_Exercise prompt_: Pull every line containing the word "this" from the records.

_Exercise material_:
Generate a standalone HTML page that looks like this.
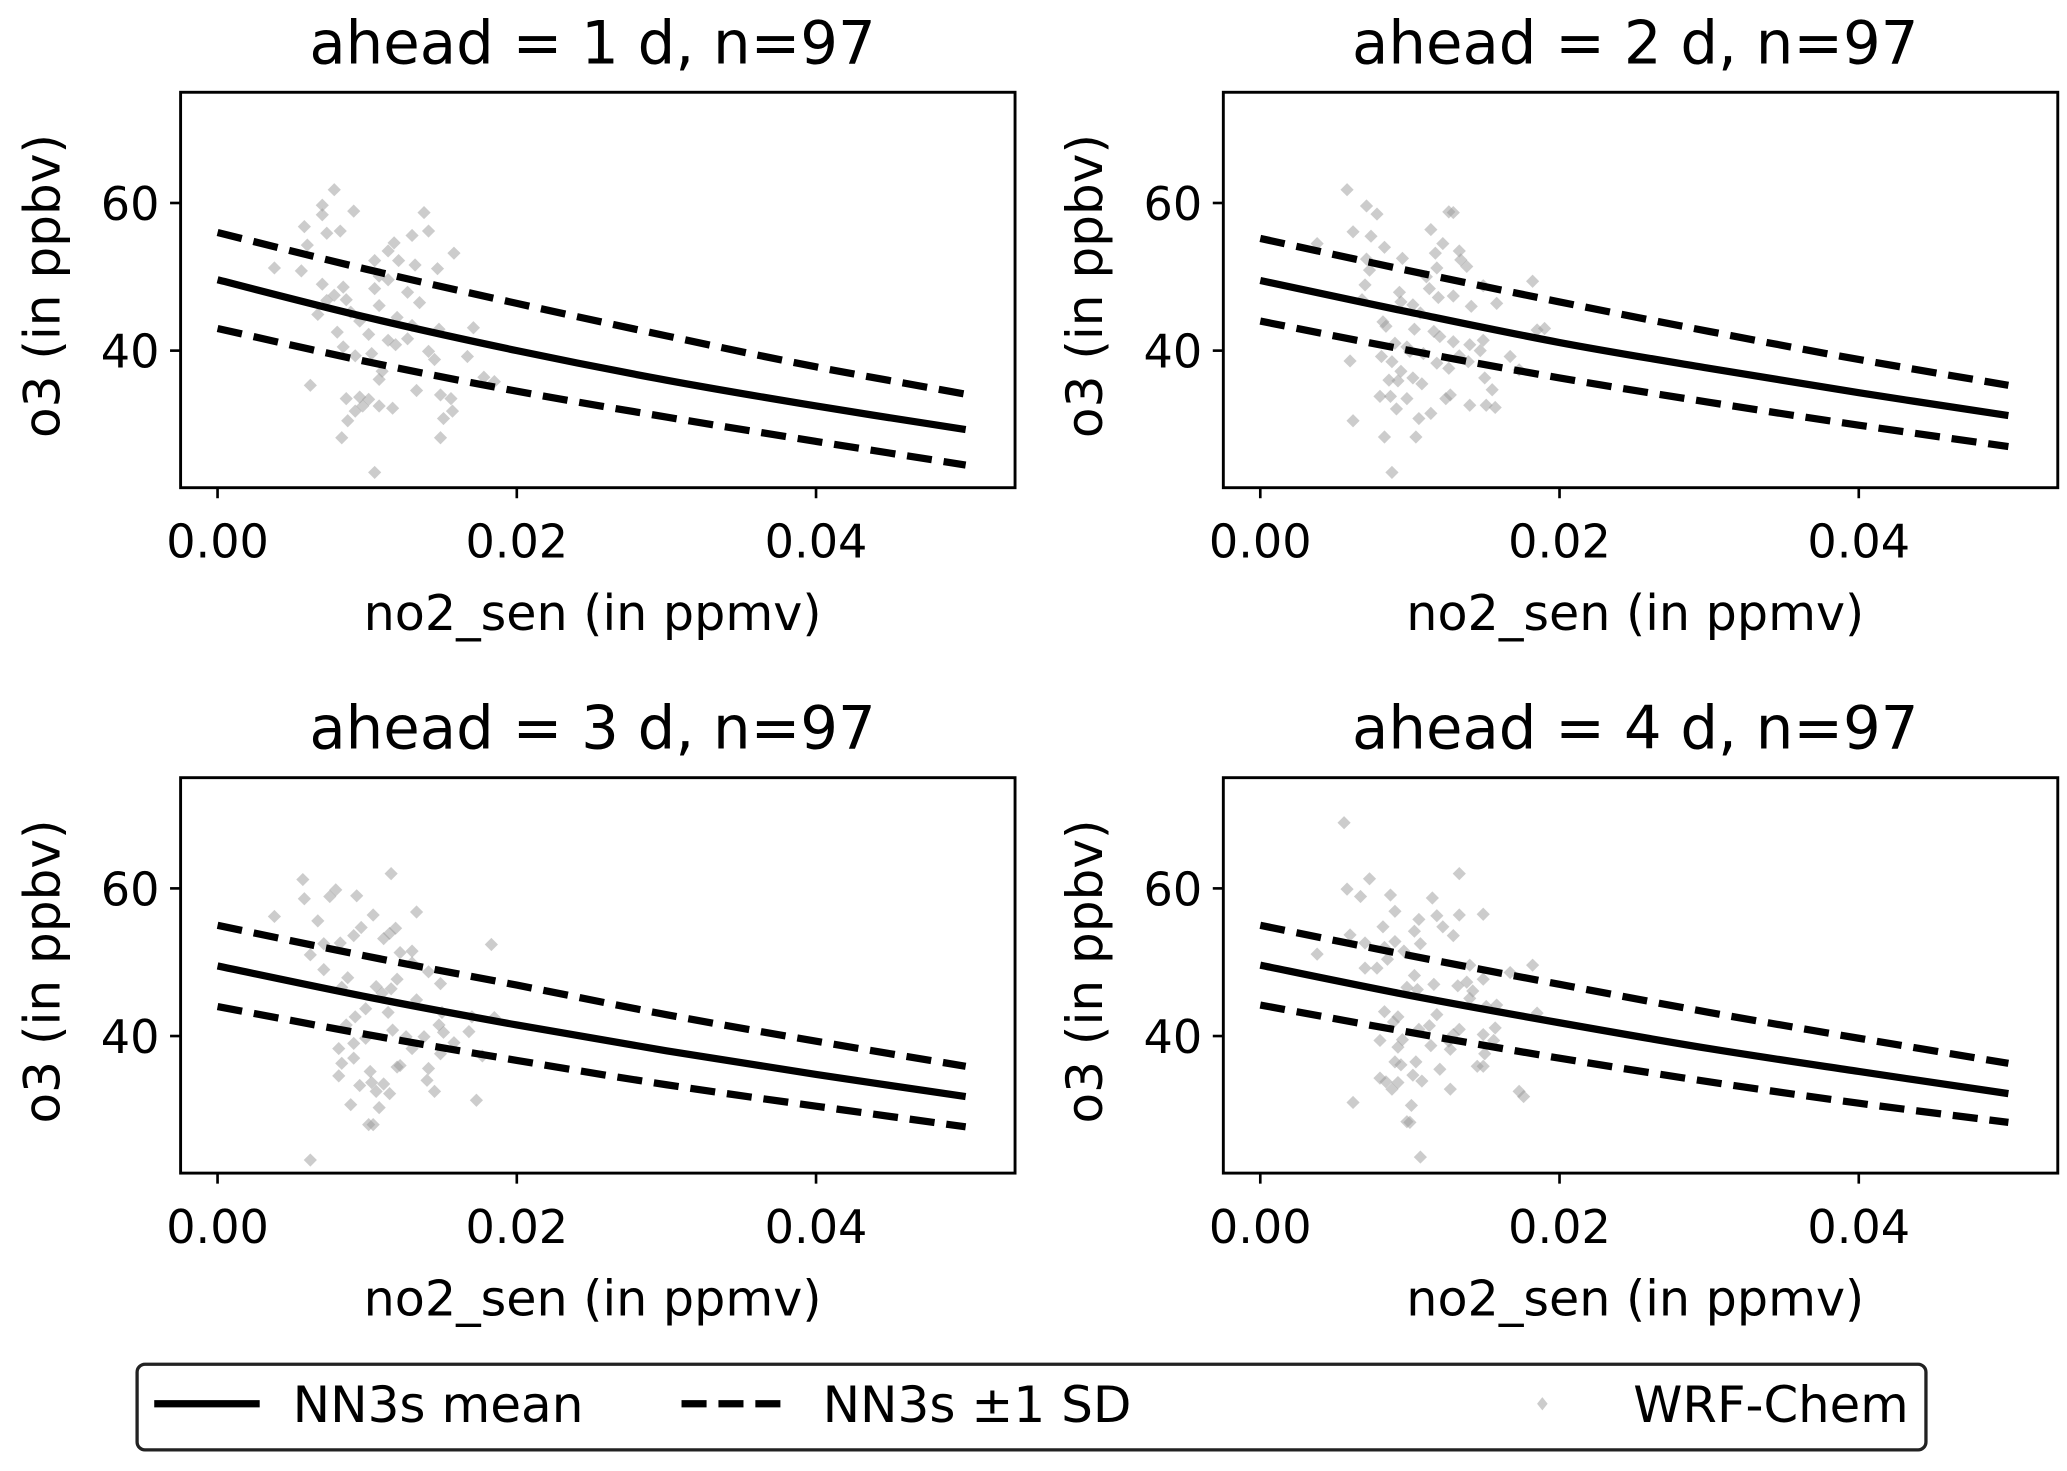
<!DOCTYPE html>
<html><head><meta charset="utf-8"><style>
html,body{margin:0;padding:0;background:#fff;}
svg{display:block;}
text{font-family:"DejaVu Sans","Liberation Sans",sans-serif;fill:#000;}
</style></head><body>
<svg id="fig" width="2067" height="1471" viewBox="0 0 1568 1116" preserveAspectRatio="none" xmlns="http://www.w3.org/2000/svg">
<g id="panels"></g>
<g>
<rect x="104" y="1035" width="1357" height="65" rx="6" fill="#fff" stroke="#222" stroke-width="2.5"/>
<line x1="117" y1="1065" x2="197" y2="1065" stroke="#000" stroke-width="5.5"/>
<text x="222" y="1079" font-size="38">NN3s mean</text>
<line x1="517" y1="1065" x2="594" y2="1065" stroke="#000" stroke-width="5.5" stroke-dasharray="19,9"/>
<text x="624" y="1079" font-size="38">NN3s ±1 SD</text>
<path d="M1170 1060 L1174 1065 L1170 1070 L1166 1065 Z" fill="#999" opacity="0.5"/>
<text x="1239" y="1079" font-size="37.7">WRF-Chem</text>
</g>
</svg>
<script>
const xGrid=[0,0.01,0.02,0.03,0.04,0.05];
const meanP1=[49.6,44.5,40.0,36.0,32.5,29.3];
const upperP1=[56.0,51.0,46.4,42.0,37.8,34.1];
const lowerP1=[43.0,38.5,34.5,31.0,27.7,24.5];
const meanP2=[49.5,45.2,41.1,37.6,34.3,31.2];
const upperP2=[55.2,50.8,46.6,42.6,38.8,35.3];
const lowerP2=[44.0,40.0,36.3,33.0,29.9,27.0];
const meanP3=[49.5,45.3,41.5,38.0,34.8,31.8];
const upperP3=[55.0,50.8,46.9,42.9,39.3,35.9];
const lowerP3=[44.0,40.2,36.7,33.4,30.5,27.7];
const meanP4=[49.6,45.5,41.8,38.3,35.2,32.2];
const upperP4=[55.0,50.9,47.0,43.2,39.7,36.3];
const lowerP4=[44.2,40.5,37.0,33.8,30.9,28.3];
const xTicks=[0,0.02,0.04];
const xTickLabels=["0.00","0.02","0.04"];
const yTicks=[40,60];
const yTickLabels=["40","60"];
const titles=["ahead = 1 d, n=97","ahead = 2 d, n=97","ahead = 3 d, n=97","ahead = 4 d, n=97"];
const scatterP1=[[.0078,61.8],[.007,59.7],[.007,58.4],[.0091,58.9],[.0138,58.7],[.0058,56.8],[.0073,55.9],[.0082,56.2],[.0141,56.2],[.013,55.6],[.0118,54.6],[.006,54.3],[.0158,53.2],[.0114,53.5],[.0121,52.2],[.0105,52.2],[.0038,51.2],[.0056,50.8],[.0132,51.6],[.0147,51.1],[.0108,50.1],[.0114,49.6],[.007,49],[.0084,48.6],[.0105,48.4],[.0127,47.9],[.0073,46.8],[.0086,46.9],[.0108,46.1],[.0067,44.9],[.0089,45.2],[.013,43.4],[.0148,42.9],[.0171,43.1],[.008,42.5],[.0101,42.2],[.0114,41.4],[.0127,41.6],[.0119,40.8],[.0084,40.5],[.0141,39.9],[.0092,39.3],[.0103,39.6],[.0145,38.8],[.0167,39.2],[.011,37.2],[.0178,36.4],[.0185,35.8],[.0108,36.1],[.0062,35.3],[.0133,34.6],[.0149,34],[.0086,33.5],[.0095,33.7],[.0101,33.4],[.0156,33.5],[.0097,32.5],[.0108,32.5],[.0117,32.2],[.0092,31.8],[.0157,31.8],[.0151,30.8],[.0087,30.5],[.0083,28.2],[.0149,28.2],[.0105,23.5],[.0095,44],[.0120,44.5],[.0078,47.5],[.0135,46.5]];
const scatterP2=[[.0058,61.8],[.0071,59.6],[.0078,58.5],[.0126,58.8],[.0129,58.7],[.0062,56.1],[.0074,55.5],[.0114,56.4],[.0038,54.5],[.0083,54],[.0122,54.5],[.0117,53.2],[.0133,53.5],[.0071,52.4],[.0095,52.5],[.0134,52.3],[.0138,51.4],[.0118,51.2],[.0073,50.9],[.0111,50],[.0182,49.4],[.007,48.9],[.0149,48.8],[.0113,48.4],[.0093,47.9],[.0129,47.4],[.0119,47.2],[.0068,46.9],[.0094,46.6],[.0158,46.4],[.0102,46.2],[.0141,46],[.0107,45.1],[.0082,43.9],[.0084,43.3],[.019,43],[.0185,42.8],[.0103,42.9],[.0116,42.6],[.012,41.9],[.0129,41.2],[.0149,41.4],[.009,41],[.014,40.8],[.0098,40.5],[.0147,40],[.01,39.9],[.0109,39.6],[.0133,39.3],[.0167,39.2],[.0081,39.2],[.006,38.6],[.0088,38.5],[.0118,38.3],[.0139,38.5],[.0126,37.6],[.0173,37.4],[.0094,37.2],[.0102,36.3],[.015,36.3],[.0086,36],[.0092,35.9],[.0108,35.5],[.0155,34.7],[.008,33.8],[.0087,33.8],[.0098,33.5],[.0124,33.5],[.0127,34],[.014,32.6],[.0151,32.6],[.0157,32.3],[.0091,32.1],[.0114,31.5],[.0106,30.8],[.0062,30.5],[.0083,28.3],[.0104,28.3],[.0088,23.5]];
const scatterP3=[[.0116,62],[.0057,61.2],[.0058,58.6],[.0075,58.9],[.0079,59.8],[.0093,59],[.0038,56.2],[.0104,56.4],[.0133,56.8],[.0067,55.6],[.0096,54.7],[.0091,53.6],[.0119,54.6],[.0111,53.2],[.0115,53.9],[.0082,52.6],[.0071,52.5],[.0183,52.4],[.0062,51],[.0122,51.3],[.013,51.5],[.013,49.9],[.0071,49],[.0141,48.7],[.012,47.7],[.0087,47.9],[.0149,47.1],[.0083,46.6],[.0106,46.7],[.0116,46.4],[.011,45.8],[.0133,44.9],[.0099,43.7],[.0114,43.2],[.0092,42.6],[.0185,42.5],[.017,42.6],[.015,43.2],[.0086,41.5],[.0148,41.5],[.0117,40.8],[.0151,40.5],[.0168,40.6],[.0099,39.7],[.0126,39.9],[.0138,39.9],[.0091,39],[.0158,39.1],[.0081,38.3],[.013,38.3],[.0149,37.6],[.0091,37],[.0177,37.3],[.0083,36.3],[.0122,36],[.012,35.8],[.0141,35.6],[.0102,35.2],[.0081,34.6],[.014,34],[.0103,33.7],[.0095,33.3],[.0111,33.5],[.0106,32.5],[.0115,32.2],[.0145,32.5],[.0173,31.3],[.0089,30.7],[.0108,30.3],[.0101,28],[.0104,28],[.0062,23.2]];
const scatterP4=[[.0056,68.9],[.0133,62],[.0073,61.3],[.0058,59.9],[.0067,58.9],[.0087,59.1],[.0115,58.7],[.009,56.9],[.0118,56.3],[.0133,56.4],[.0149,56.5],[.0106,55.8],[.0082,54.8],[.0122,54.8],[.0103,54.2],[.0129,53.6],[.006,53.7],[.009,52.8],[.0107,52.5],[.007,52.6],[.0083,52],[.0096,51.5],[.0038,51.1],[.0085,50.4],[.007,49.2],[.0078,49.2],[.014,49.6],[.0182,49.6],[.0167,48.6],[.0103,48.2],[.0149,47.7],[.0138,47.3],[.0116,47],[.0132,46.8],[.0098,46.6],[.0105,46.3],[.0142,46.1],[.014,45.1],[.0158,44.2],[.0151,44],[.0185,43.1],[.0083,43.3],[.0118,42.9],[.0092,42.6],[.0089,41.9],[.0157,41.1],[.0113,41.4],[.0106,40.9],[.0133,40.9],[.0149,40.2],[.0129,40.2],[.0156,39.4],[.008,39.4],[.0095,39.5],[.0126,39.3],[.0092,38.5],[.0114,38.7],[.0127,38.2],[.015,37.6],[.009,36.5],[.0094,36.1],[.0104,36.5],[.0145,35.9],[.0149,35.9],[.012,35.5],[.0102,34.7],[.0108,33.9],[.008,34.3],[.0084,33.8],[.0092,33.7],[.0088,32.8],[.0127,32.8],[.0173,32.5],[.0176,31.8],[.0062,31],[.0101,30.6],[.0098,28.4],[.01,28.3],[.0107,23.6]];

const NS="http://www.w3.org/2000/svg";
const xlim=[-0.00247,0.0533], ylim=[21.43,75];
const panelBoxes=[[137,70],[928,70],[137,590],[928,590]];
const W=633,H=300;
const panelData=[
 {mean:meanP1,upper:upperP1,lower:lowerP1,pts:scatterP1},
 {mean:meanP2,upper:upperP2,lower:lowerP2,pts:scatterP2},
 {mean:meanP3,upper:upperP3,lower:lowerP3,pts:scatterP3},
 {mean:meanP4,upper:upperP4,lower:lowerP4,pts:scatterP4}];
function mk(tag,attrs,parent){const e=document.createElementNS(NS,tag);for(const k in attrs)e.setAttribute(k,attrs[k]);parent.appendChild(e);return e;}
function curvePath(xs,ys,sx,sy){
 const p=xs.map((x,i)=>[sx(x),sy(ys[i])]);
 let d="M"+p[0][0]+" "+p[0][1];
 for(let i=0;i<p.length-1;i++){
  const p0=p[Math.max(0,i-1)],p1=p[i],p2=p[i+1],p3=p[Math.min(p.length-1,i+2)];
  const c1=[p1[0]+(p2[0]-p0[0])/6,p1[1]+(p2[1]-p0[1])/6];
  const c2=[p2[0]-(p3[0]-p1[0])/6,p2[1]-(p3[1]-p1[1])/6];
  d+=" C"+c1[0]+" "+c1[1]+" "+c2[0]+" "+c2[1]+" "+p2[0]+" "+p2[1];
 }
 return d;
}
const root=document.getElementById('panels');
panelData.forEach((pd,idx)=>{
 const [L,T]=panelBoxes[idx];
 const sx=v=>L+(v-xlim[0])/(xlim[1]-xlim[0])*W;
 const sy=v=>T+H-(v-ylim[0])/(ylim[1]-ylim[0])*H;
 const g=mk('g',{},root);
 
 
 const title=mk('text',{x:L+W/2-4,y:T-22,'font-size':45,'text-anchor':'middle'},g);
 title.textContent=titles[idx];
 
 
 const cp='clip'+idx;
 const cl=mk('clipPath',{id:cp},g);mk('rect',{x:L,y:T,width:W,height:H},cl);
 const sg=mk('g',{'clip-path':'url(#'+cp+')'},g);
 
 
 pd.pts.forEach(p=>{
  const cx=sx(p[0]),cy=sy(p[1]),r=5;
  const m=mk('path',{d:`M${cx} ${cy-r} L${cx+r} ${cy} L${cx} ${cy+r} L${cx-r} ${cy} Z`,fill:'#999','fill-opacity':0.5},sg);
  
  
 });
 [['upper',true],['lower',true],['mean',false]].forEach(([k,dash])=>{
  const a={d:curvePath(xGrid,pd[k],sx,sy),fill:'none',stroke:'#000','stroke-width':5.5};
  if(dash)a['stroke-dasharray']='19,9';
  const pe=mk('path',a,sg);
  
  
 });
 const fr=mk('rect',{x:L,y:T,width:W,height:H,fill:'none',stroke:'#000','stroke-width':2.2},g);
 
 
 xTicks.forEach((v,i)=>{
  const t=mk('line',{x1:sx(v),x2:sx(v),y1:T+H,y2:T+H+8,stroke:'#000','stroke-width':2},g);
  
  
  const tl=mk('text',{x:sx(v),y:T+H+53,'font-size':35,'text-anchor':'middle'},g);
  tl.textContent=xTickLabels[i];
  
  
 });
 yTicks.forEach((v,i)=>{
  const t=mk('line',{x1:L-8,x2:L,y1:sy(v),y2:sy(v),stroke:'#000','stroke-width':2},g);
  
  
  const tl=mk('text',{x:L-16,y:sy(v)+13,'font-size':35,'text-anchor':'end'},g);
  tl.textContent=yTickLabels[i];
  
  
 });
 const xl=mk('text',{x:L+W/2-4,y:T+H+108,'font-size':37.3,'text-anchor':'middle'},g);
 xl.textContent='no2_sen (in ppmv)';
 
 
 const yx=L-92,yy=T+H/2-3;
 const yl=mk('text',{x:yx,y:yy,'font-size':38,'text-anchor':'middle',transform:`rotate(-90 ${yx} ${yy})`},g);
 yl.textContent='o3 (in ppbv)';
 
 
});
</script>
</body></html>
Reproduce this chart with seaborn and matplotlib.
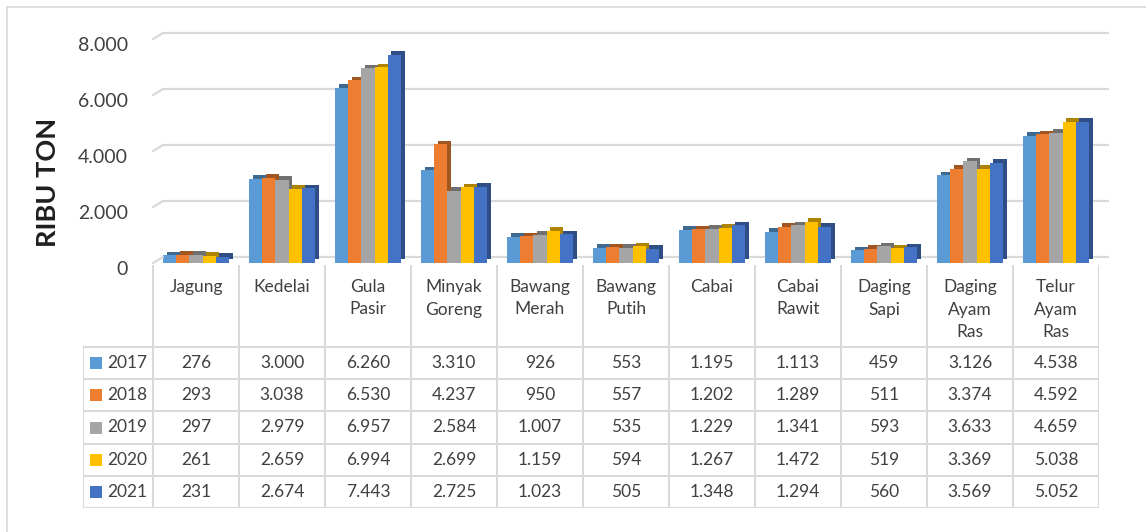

_Written response_:
Generate a standalone HTML page that looks like this.
Reproduce this chart with seaborn and matplotlib.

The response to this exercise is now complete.